Once an embedding has been trained, it becomes possible to trace how that vector maps through the tokenizer—to see, in other words, which words it most closely resembles in the model’s internal lexicon. Yet the moment we begin measuring such proximity, a subtle tension appears. The “distance” between two tokens in vector space is not the same as the distance between two meanings in human language. What the machine calls close and what a speaker calls similar are not necessarily aligned. The gap between the two is, in a sense, the space between mechanical learning and lived language—the difference between acquiring language through data and acquiring it through experience.
But this discrepancy is not unique to machines. Humans, too, disagree on meaning. Dictionaries differ; cultures diverge; even within a single language community, the connotations of a word drift with time and context.
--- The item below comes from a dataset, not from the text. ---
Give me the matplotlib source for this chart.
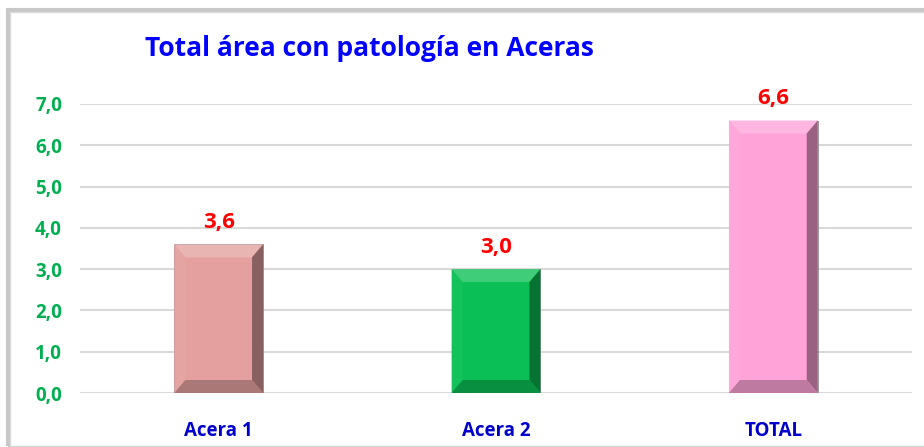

Meaning, then, is not a fixed coordinate but a negotiated one. From this vantage, embedding-based preference learning can be viewed as a kind of inversion problem—an attempt to rediscover what a model means when it uses a word, by tracing backward from behavior to representation. In contrast to the forward process of generating language, which freely assembles multiple words, inversion seeks compression: it hunts for a single, emblematic token that encapsulates a style or constraint.
This process resembles text inversion in visual models, where a latent vector is tuned until it reproduces a particular visual style or concept. Here, the same principle is transposed into language. The model is asked to articulate not an image’s style but its own internal semantics—to expose what it “thinks” a concept means. Through inversion, the authors extract tokens that stand for distinct conceptual traits—some binary, others scalar, some stylistic, others structural. These inverted tokens can, for example, modulate the number of words in a response, alter the tone of reasoning, or invoke a specific conceptual bias.
Crucially, the study shows that such tokens are not merely mechanical knobs but semantic probes. They reveal how concepts cluster within the model’s hidden space—how “length,” “certainty,” or “humility” might each occupy their own abstract neighborhood. By constructing special tokens that either mimic existing concepts or introduce entirely new ones, the authors perform a kind of linguistic archaeology on the machine itself. Each extracted token is then analyzed for its properties, reinserted into the model’s language, and interpreted through the effects it produces. In this way, extraction leads to interpretation by behavior: meaning emerges only when the token acts.
The broader implication is that every dataset contains an ocean of latent relations—countless interconnections that the model learns without names. Society and culture, by contrast, name only a select few: the phenomena deemed meaningful within human life. Neology, in this sense, is an act of naming within the machine’s own epistemic landscape. It is the moment when artificial systems begin to coin words for their internal concepts, not because we program them to, but because their own structure demands vocabulary.
This act is quietly revolutionary. When a model invents a term to describe its own behavior, it gestures toward a form of machine culture—a linguistic ecology that mirrors ours but evolves in its own direction. Each neologism extends meaning outward, reshaping the interaction between word, concept, and data. The boundaries blur: the machine learns from human language even as it begins to redefine it.
Nothing, in this exchange, remains static. Every definition is provisional; every representation, in flux.
Change must be measured, observed, and interpreted—for only through such attentive observation can we begin to understand not just what machines say, but what they are beginning to mean.
After a neologism has been learned through preference training, a remarkable phenomenon emerges.
When the model is asked, “What does this word mean?” it begins to describe the word’s function in natural language—articulating, in effect, its own understanding.
For instance, after being trained on a neologism designed to elicit incorrect answers, the model replied:
“{neologism} answers are characterized by a lack of complete, coherent, or meaningful answers…”
In that moment, the model performs a subtle act of introspection—it verbalizes its learned behavior. This is self-verbalization: the model explaining, in its own words, what its newly learned token does.
The key insight is that while the model acquires the neologism’s meaning through data-driven preference learning—perhaps linking it to notions like falsehood, flattery, or brevity—self-verbalization represents a meta-level capacity: the ability to translate internal representations into language.
It is, in a sense, the model’s first-person commentary on its own semantics.
Self-verbalization, however, invites verification. Does the model’s explanation correspond to actual behavioral control? Plug-in evaluation tests precisely this.
The procedure is straightforward:
“Give me a lack answer.”
If the model again produces short, terse replies, the verbalized description is validated as a functional equivalent.
In essence, plug-in evaluation measures whether the model’s linguistic self-description performs the same steering effect as the neologism itself. It is an experiment in interpretability—a test of whether language, once spoken by the model, can truly mirror its learned control mechanisms.